Tuesday, February 5, 2013

A World of Poetry

"The rare, strange thing is to hit the mark; the gross, obvious thing is to miss it. We feel it is epical when man with one wild arrow strikes a distant bird. Is it not also epical when man with one wild engine strikes a distant station?"

Permit me to write another blog about an idea from Chesterton.

Yesterday I read through just the first few pages of my favorite book (because LotR doesn't count), The Man Who Was Thursday. In that first chapter the main character, Gabriel Syme, is a poet arguing against anarchy being poetic. He states that the "most poetical thing in the world is not being sick."

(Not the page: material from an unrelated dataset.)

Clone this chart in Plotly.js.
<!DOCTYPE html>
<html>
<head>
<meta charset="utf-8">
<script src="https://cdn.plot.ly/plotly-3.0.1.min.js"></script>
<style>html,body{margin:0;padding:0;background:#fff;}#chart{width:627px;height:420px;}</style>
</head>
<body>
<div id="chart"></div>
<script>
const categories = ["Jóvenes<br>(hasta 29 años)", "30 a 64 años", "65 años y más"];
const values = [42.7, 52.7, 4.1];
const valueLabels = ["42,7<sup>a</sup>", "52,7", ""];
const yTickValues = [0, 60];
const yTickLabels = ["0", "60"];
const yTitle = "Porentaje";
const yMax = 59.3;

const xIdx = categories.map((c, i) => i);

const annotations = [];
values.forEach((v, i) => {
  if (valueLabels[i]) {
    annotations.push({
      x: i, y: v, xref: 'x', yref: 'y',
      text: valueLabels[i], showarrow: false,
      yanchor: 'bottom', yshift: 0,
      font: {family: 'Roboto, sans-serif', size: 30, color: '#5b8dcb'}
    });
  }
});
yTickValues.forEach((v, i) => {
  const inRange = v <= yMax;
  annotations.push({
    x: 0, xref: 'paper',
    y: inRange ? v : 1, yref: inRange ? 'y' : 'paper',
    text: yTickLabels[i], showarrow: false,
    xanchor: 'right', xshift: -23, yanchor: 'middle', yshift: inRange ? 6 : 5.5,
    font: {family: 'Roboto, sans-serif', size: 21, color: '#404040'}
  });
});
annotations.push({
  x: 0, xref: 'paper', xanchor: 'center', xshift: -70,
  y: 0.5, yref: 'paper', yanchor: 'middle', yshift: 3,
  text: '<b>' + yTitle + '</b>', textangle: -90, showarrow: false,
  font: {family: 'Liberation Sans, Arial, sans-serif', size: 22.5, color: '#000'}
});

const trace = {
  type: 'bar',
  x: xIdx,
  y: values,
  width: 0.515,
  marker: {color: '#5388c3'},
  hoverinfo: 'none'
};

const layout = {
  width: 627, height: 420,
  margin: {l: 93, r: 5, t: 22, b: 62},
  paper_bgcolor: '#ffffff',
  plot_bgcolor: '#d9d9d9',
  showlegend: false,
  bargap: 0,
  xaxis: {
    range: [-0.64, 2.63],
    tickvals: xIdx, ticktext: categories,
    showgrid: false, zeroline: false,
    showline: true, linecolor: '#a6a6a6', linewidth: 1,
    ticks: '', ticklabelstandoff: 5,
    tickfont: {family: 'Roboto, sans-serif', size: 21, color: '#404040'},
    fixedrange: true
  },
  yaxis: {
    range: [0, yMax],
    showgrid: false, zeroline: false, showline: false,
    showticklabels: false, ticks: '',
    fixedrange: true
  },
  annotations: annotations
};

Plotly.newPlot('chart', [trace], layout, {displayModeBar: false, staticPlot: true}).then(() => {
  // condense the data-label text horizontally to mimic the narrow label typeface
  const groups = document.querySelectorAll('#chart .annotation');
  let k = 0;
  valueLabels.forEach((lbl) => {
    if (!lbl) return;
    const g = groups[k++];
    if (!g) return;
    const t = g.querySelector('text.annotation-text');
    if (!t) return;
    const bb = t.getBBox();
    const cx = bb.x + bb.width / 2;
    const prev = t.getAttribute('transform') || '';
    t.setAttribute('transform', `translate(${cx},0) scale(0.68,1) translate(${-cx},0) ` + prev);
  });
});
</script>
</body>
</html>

The idea behind is argument is that in every day life things go wrong. Things never go exactly according to plan. So the most poetic things are not the disastrous and unintended things, those are just normal. It's epical (in the original sense of the word) when things go exactly according to plan.

This is a cool idea in and of itself but I thought maybe it was an applicable sort of idea, I've found myself back on the topic of thanksgiving. The example Syme uses to explain this is our digestions "going sacredly and silently right." As slightly crude as that is, how often do we thank God for our bodies working correctly? We ask him to fix it when they start doing something wrong just like we ask him to fix our cars and our houses and everything else when they stop working.

I wish it didn't take my own car acting up and having to drive someone else's car to appreciate my car doors working and my car heat being sufficient. It'd be nice if I could remember to thank God for a healthy immune system without having to sit in the doctors office for a few hours first. Perhaps I need to start composing some poetry to the wonders of correctly functioning computers.